Collected material:
--------------------------------------------------

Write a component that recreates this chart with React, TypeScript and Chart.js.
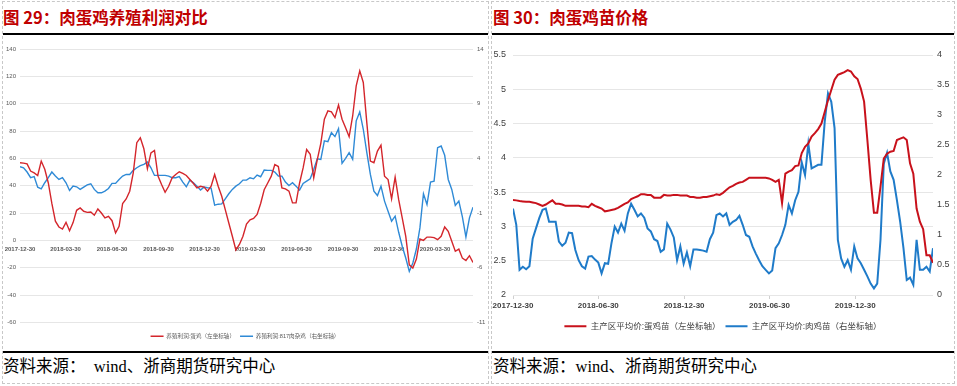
import React, { useEffect, useRef } from 'react';
import { Chart, registerables } from 'chart.js';

Chart.register(...registerables);

// ---------- data ----------
const START_DATE = '2017-12-30';
const WEEK_DAYS = 7;
const X_MAX_DAYS = 896;

// Figure 29
const profitDateTicks = [
  '2017-12-30', '2018-03-30', '2018-06-30', '2018-09-30', '2018-12-30',
  '2019-03-30', '2019-06-30', '2019-09-30', '2019-12-30', '2020-03-30',
];
const profitLeftTicks = [-60, -40, -20, 0, 20, 40, 60, 80, 100, 120, 140];
const profitRightTicks = [-11, -6, -1, 4, 9, 14];

const eggProfit = [
  56.8, 56.5, 56, 50.7, 49.4, 47.5, 58, 52, 42, 27,
  14, 9.8, 8.3, 13.2, 7, 13, 22, 23.7, 21.3, 20.5,
  20.8, 18.4, 23, 20, 16.4, 17.6, 14.4, 5.4, 10.3, 27,
  30.3, 36, 49.4, 71.5, 75.1, 67, 52.4, 64, 65.8, 47,
  40.9, 35.2, 39.6, 45.8, 48.2, 50.2, 49, 47.5, 44.5, 41.6,
  38.4, 39.6, 39, 36, 39.6, 48.2, 39.6, 32.3, 22.5, 12.7,
  3, -7, -3, 3, 12, 15, 16, 19, 27, 37,
  42, 47, 55.5, 54, 38.4, 37.7, 36, 27.4, 27.4, 42,
  53, 66.5, 63, 45.7, 59, 71, 88.6, 94.7, 94, 89.8,
  99, 88.6, 82.4, 75.8, 91, 113, 124, 115.5, 86, 58,
  56.8, 65.3, 69.7, 47, 44.5, 30.3, 46.2, 29.8, 16.4, 2.9,
  -17.9, -20.3, -13.7, 1, 0, 2.4, 2.4, 2, 0.5, 3,
  9.8, 6.6, -0.7, -8, -6.4, -13, -14.7, -11.2, -16.1,
];

const broilerProfit = [
  3.24, 3.14, 2.75, 2.23, 2.33, 1.37, 1.22, 1.77, 2.23, 2.75,
  2.38, 2.07, 2.23, 1.77, 1.06, 1.46, 1.4, 1.16, 1.37, 1.58,
  1.68, 1.16, 0.85, 0.85, 1.0, 1.25, 1.71, 1.71, 2.07, 2.38,
  2.53, 2.53, 2.9, 3.14, 3.33, 3.45, 3.66, 3.14, 2.44, 2.44,
  2.44, 2.44, 2.38, 2.23, 2.23, 2.33, 1.83, 1.4, 2.01, 1.77,
  1.46, 1.1, 1.37, 1.31, 1.28, -0.28, -0.19, -0.16, 0.3, 0.76,
  1.16, 1.46, 1.68, 2.01, 2.01, 2.23, 2.13, 2.47, 2.32, 2.93,
  2.9, 2.9, 2.75, 2.38, 2.38, 1.83, 1.52, 1.77, 1.46, 1.1,
  1.71, 1.92, 2.13, 2.99, 3.97, 3.91, 5.6, 5.53, 6.35, 5.99,
  6.72, 3.54, 4.0, 4.52, 3.91, 7.43, 8.25, 6.66, 4.52, 2.53,
  1.0, 0.6, 1.46, 0.09, -0.83, -1.75, -1.29, -2.76, -4.04, -5.11,
  -6.34, -5.57, -4.29, -2.36, 0.76, -0.22, 1.83, 1.92, 4.98, 5.13,
  4.28, 2.07, 1.16, -0.31, 0.09, -1.35, -3.19, -1.44, -0.46,
];

// Figure 30
const priceDateTicks = ['2017-12-30', '2018-06-30', '2018-12-30', '2019-06-30', '2019-12-30'];
const priceLeftTicks = [2, 2.5, 3, 3.5, 4, 4.5, 5, 5.5];
const priceRightTicks = [0, 0.5, 1, 1.5, 2, 2.5, 3, 3.5, 4];

const eggChickPrice = [
  3.385, 3.38, 3.37, 3.365, 3.36, 3.36, 3.35, 3.34, 3.32, 3.3,
  3.32, 3.35, 3.38, 3.33, 3.33, 3.32, 3.3, 3.3, 3.3, 3.3,
  3.3, 3.29, 3.29, 3.28, 3.33, 3.3, 3.28, 3.26, 3.22, 3.23,
  3.24, 3.25, 3.27, 3.3, 3.33, 3.35, 3.4, 3.42, 3.44, 3.47,
  3.47, 3.46, 3.46, 3.42, 3.42, 3.42, 3.46, 3.45, 3.45, 3.46,
  3.46, 3.45, 3.45, 3.45, 3.43, 3.43, 3.42, 3.42, 3.43, 3.43,
  3.44, 3.45, 3.47, 3.46, 3.49, 3.53, 3.57, 3.59, 3.62, 3.64,
  3.65, 3.68, 3.71, 3.71, 3.71, 3.71, 3.71, 3.71, 3.7, 3.68,
  3.65, 3.68, 3.34, 3.77, 3.8, 3.82, 3.88, 3.89, 4.07, 4.16,
  4.21, 4.31, 4.36, 4.42, 4.5, 4.67, 4.84, 4.99, 5.14, 5.21,
  5.23, 5.25, 5.28, 5.26, 5.19, 5.15, 5.01, 4.82, 4.26, 3.68,
  3.2, 3.2, 3.58, 3.99, 4.06, 4.09, 4.1, 4.26, 4.28, 4.3,
  4.26, 3.92, 3.77, 3.26, 3.07, 2.96, 2.58, 2.58, 2.47,
];

const broilerChickPrice = [
  1.44, 1.17, 0.42, 0.47, 0.43, 0.48, 0.94, 1.11, 1.28, 1.42,
  1.44, 1.22, 1.22, 1.22, 0.89, 0.82, 0.87, 1.04, 1.03, 0.75,
  0.58, 0.48, 0.44, 0.64, 0.65, 0.59, 0.54, 0.36, 0.53, 0.52,
  0.86, 1.14, 1.04, 1.19, 1.07, 1.36, 1.52, 1.42, 1.31, 1.36,
  1.29, 1.11, 1.06, 0.93, 0.9, 0.72, 0.76, 1.19, 1.09, 0.96,
  0.58, 0.81, 0.52, 0.71, 0.48, 0.76, 0.76, 0.75, 0.74, 0.72,
  0.93, 1.04, 1.33, 1.36, 1.31, 1.36, 1.17, 1.22, 1.25, 1.32,
  1.17, 1.0, 0.97, 0.81, 0.69, 0.58, 0.48, 0.42, 0.36, 0.41,
  0.78, 0.86, 1.0, 1.17, 1.5, 1.36, 1.58, 1.72, 2.21, 2.0,
  2.52, 2.11, 2.14, 2.17, 2.17, 2.89, 3.36, 3.22, 2.78, 0.92,
  0.61, 0.47, 0.58, 0.42, 0.81, 0.61, 0.53, 0.42, 0.31, 0.19,
  0.11, 0.19, 0.92, 2.19, 2.37, 2.06, 1.92, 1.58, 1.22, 0.78,
  0.25, 0.29, 0.17, 0.92, 0.42, 0.42, 0.47, 0.39, 0.78,
];

// ---------- helpers ----------
const FONT = '"Liberation Sans", "Noto Sans CJK SC", Arial, sans-serif';

function dayOffset(label: string): number {
  return Math.round((Date.parse(label) - Date.parse(START_DATE)) / 86400000);
}

function weekly(values: number[]) {
  return values.map((v, i) => ({ x: i * WEEK_DAYS, y: v }));
}

function fixedTicks(values: number[]) {
  return (scale: any) => {
    scale.ticks = values.map((v) => ({ value: v }));
  };
}

function fixedWidth(w: number) {
  return (scale: any) => {
    scale.width = w;
    scale.paddingTop = 0;
    scale.paddingBottom = 0;
  };
}

function fixedHeight(h: number) {
  return (scale: any) => {
    scale.height = h;
    scale.paddingLeft = 0;
    scale.paddingRight = 0;
  };
}

const plainNumber = (v: any) => String(v);

function useChart(ref: React.RefObject<HTMLCanvasElement>, build: () => any) {
  useEffect(() => {
    if (!ref.current) return;
    const chart = new Chart(ref.current, build());
    return () => chart.destroy();
  }, []);
}

// ---------- charts ----------
function ProfitChart() {
  const ref = useRef<HTMLCanvasElement>(null);
  useChart(ref, () => {
    const tickColor = '#595959';
    return {
      type: 'line',
      data: {
        datasets: [
          {
            label: '养殖利润:蛋鸡（左坐标轴）',
            data: weekly(eggProfit),
            borderColor: '#d4262c',
            backgroundColor: '#d4262c',
            borderWidth: 1.4,
            pointRadius: 0,
            tension: 0,
            yAxisID: 'y',
          },
          {
            label: '养殖利润:817肉杂鸡（右坐标轴）',
            data: weekly(broilerProfit),
            borderColor: '#2f8ad6',
            backgroundColor: '#2f8ad6',
            borderWidth: 1.4,
            pointRadius: 0,
            tension: 0,
            yAxisID: 'y1',
          },
        ],
      },
      options: {
        animation: false,
        responsive: false,
        events: [],
        layout: { padding: { top: 13, left: 0, right: 0, bottom: 0 } },
        plugins: {
          tooltip: { enabled: false },
          legend: {
            position: 'bottom',
            title: { display: true, text: ' ', padding: 0, font: { size: 6, lineHeight: 1 } },
            labels: {
              usePointStyle: true,
              pointStyle: 'line',
              pointStyleWidth: 13,
              padding: 5,
              color: tickColor,
              font: { size: 5.6, family: FONT },
            },
          },
        },
        scales: {
          x: {
            type: 'linear',
            position: { y: 0 },
            min: 0,
            max: X_MAX_DAYS,
            grid: { display: false, drawTicks: false },
            border: { display: false },
            afterBuildTicks: fixedTicks(profitDateTicks.map(dayOffset)),
            afterFit: fixedHeight(0),
            ticks: {
              autoSkip: false,
              maxRotation: 0,
              padding: 5,
              color: tickColor,
              font: { size: 6, weight: 'bold', family: FONT },
              callback: (_v: any, i: number) => profitDateTicks[i],
            },
          },
          y: {
            position: 'left',
            min: -60,
            max: 140,
            afterBuildTicks: fixedTicks(profitLeftTicks),
            afterFit: fixedWidth(17),
            grid: { color: '#e6e6e6', drawTicks: false },
            border: { display: false },
            ticks: { padding: 4, color: tickColor, font: { size: 6, family: FONT }, callback: plainNumber },
          },
          y1: {
            position: 'right',
            min: -11,
            max: 14,
            afterBuildTicks: fixedTicks(profitRightTicks),
            afterFit: fixedWidth(14),
            grid: { display: false, drawTicks: false },
            border: { display: false },
            ticks: { padding: 4, color: tickColor, font: { size: 6, family: FONT }, callback: plainNumber },
          },
        },
      },
    };
  });
  return <canvas ref={ref} width={484} height={313} style={{ position: 'absolute', left: 3, top: 36, width: 484, height: 313 }} />;
}

function PriceChart() {
  const ref = useRef<HTMLCanvasElement>(null);
  useChart(ref, () => {
    const tickColor = '#404040';
    return {
      type: 'line',
      data: {
        datasets: [
          {
            label: '主产区平均价:蛋鸡苗（左坐标轴）',
            data: weekly(eggChickPrice),
            borderColor: '#c8111b',
            backgroundColor: '#c8111b',
            borderWidth: 2,
            pointRadius: 0,
            tension: 0,
            yAxisID: 'y',
          },
          {
            label: '主产区平均价:肉鸡苗（右坐标轴）',
            data: weekly(broilerChickPrice),
            borderColor: '#1f7bc9',
            backgroundColor: '#1f7bc9',
            borderWidth: 2,
            pointRadius: 0,
            tension: 0,
            yAxisID: 'y1',
          },
        ],
      },
      options: {
        animation: false,
        responsive: false,
        events: [],
        layout: { padding: { top: 19, left: 0, right: 0, bottom: 8.5 } },
        plugins: {
          tooltip: { enabled: false },
          legend: {
            position: 'bottom',
            labels: {
              usePointStyle: true,
              pointStyle: 'line',
              pointStyleWidth: 22,
              padding: 5,
              color: tickColor,
              font: { size: 8.5, family: FONT },
            },
          },
        },
        scales: {
          x: {
            type: 'linear',
            position: 'bottom',
            min: 0,
            max: X_MAX_DAYS,
            grid: { display: true, drawOnChartArea: false, drawTicks: true, tickLength: 4, color: '#d0d0d0' },
            border: { display: false },
            afterBuildTicks: fixedTicks(priceDateTicks.map(dayOffset)),
            afterFit: fixedHeight(22),
            ticks: {
              autoSkip: false,
              maxRotation: 0,
              padding: 2,
              color: tickColor,
              font: { size: 8, weight: 'bold', family: FONT },
              callback: (_v: any, i: number) => priceDateTicks[i],
            },
          },
          y: {
            position: 'left',
            min: 2,
            max: 5.5,
            afterBuildTicks: fixedTicks(priceLeftTicks),
            afterFit: fixedWidth(21),
            grid: { color: '#e6e6e6', drawTicks: false },
            border: { display: false },
            ticks: { padding: 7, color: tickColor, font: { size: 9, family: FONT }, callback: plainNumber },
          },
          y1: {
            position: 'right',
            min: 0,
            max: 4,
            afterBuildTicks: fixedTicks(priceRightTicks),
            afterFit: fixedWidth(21),
            grid: { display: false, drawTicks: false },
            border: { display: false },
            ticks: { padding: 4, color: tickColor, font: { size: 9, family: FONT }, callback: plainNumber },
          },
        },
      },
    };
  });
  return <canvas ref={ref} width={462} height={313} style={{ position: 'absolute', left: 492, top: 36, width: 462, height: 313 }} />;
}

// ---------- layout ----------
const titleStyle: React.CSSProperties = {
  position: 'absolute',
  top: 8,
  fontFamily: '"Noto Sans CJK SC", sans-serif',
  fontWeight: 700,
  fontSize: 16.5,
  lineHeight: '18px',
  color: '#c00000',
  whiteSpace: 'nowrap',
};

const sourceStyle: React.CSSProperties = {
  position: 'absolute',
  top: 358,
  fontFamily: '"Liberation Serif", "Noto Sans CJK SC", serif',
  fontSize: 16.5,
  lineHeight: '18px',
  color: '#000',
  whiteSpace: 'pre',
};

function rule(left: number, top: number, width: number, height: number): React.CSSProperties {
  return { position: 'absolute', left, top, width, height, background: '#000' };
}

export default function App() {
  return (
    <div style={{ position: 'fixed', left: 0, top: 0, width: 957, height: 386, background: '#fff', overflow: 'hidden' }}>
      <div style={{ position: 'absolute', left: 2, top: 1, width: 487, height: 383, boxSizing: 'border-box', border: '1px dashed #c8c8c8' }} />
      <div style={{ position: 'absolute', left: 491, top: 1, width: 464, height: 383, boxSizing: 'border-box', border: '1px dashed #c8c8c8' }} />

      <div style={{ ...titleStyle, left: 3 }}>图 29：肉蛋鸡养殖利润对比</div>
      <div style={rule(3, 33, 485, 1.5)} />
      <ProfitChart />
      <div style={rule(3, 351, 485, 1.5)} />
      <div style={{ ...sourceStyle, left: 3 }}>{'资料来源：  wind、浙商期货研究中心'}</div>

      <div style={{ ...titleStyle, left: 493 }}>图 30：肉蛋鸡苗价格</div>
      <div style={rule(492, 33, 462, 1.5)} />
      <PriceChart />
      <div style={rule(492, 351, 462, 1.5)} />
      <div style={{ ...sourceStyle, left: 493 }}>{'资料来源：wind、浙商期货研究中心'}</div>
    </div>
  );
}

--------------------------------------------------

Written instruction:
Repeat the lines exactly as they stand, from the opening line of the data through the line with "const X_MAX_DAYS = 896;". Pictures stay out of the copy.

Solution to this problem:
Write a component that recreates this chart with React, TypeScript and Chart.js.
import React, { useEffect, useRef } from 'react';
import { Chart, registerables } from 'chart.js';

Chart.register(...registerables);

// ---------- data ----------
const START_DATE = '2017-12-30';
const WEEK_DAYS = 7;
const X_MAX_DAYS = 896;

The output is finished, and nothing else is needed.